Stan Wasserman mentioned a graphic from a Grantland article that was basically a visualization of a 2-mode matrix representing actors who have appeared in multiple HBO shows. Since i’m a fan of a handful of HBO’s shows, and i thought this might make for an interesting example in my undergrad networks class, i went ahead and turned the graphic into a usable network file.* You can grab the full matrix as an Excel file (which should be pretty easily importable into basically any format you prefer to use) here.
I’m futzing around with analyzing the network a little, but I don’t actually work directly with 2-mode data a lot*** so i haven’t gotten too far in thinking about this one. So, if you feel like grabbing the data and find anything interesting in there, please let me know. Above is an unlabeled version of the full diagram (where lines simply represent an actor – red nodes – appearing in a particular series – blue nodes). If you’re a fan of HBO shows, can you make any guesses about what you see (same image with labels after the jump)?
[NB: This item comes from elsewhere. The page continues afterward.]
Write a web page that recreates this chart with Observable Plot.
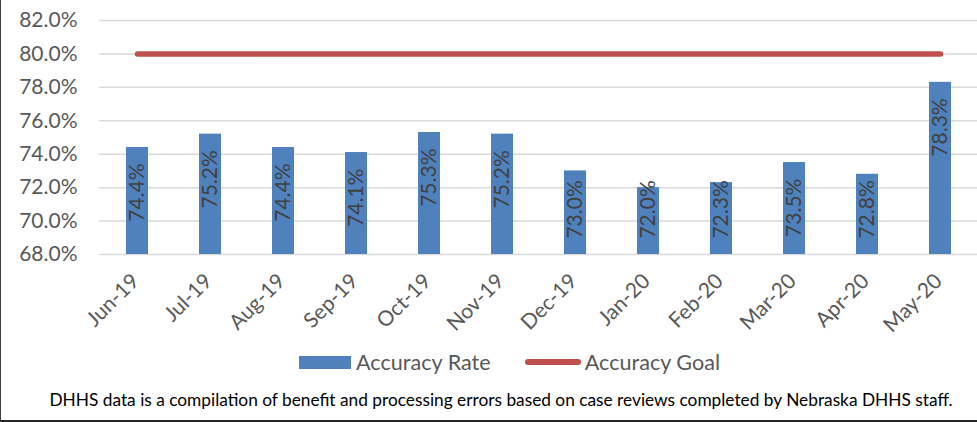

Here’s the same image with labels (click to enlarge). How’d your guesses go?
Not surprising to those aware of either of the shows – Oz and The Wire are really closely related, and Treme** draws from a lot of the same pool that those two used (the 2-mode “factions” algorithm in UCINet identified a primary group including those plus The Corner and a few others). That’s easier to see in the 1-mode projection of shows only (again, click to enlarge), where ties now sharing actors across shows, and are weighted according to the number of actors who jointly appeared in both shows (thicker = more shared actors).
One of the things i was surprised by in this image was how well connected two shows i’d never even heard of before this – John from Cincinnati and Carnivàle – were to the other shows, through relatively many different actors and relatively few, respectively.
One thing this doesn’t say anything about is the implicit claim in the Grantland piece that HBO’s frequency of re-appearing actors is somehow unusual. I mean “holding deals” for networks aren’t new things, and many of the major networks seem to do something similar. So, perhaps a question worth pursuing would be whether HBO (or some other network) appears to do this more than others (though doing that properly would require large IMDB scrape to get the relevant data). And more directly to the claims in the article, if you had those “full data” and could link them up with some sort of performance indicator (ideas)- are actors who follow this path truly stuck in some sort of “purgatory”?
*Since i don’t have Gabriel Rossman’s web-scraping skills, i basically did this manually from the Grantland graphic with a strong helping hand from some IMDB searches when my eyes went blurry trying to follow the lines across my screen. My suspicion is that there are likely a few actors, shows and links that this may be missing that would complete this story, but i’m pretty sure i faithfully reproduced at least what the Grantland piece had.
**IMO, Treme, which just wrapped up its second season is definitely the best drama, if not the best show period, on TV right now. If you haven’t seen it, i’d highly recommend checking it out on Netflix or HBO On Demand.
***I do work with 1-mode projections of 2-mode data in one project using really large-scale data, so that’s quite a different experience than this.
very interesting, i’ll have to think about this some more.
1) you can download the entire IMDb from http://www.imdb.com/interfaces#plain
however it’s a ton of data and in a kind of weird format so if you’re just interested in a just a handful of shows/movies you’re better off scraping. speaking of which, the new IMDB web interface is a pretty weird structure so I wouldn’t bother trying to scrape it but wikipedia stores cast and crew lists as very clean html tables so you should be able to scrape it with the R library XML
2) my first thought was that the particular affinity between shows might be explained by sharing a show-runner but I don’t think that’s right as it doesn’t explain the John–Carnivale tie strength. i’m thinking a better way to explain it may be temporal. that is, they aren’t going to cast somebody in two shows at once so overlap in terms of actors may be driven by NOT overlapping in time.
3) talk to Jenn Lena and/or Mark Pachucki for ideas about how to present bipartite data as such (rather than 1-mode projections). also Brian Uzzi’s work on Broadway teams.
this is a good start, jimi……
one-mode analyses are just not the way to proceed, i think.
the VISZARDS, at the Sunbelt meetings, have played with the entire IMDB database….. maybe like 5 years ago?
For this sort of stuff, i think i agree about not using 1-mode projections, but it really has to depend on the question, right?
i guess that’s also why i stopped with the futzing, i wasn’t entirely sure the sorts of questions i’d be interested in answering with (just) these data. I did run them through the correspondence analysis algorithm in UCINet, but wasn’t really sure what would be expected/not, so didn’t go to far in thinking through the results.
Pulling them together did get me thinking about the sorts of questions i would use something like these to begin thinking about though (the last paragraph being just a start down those lines).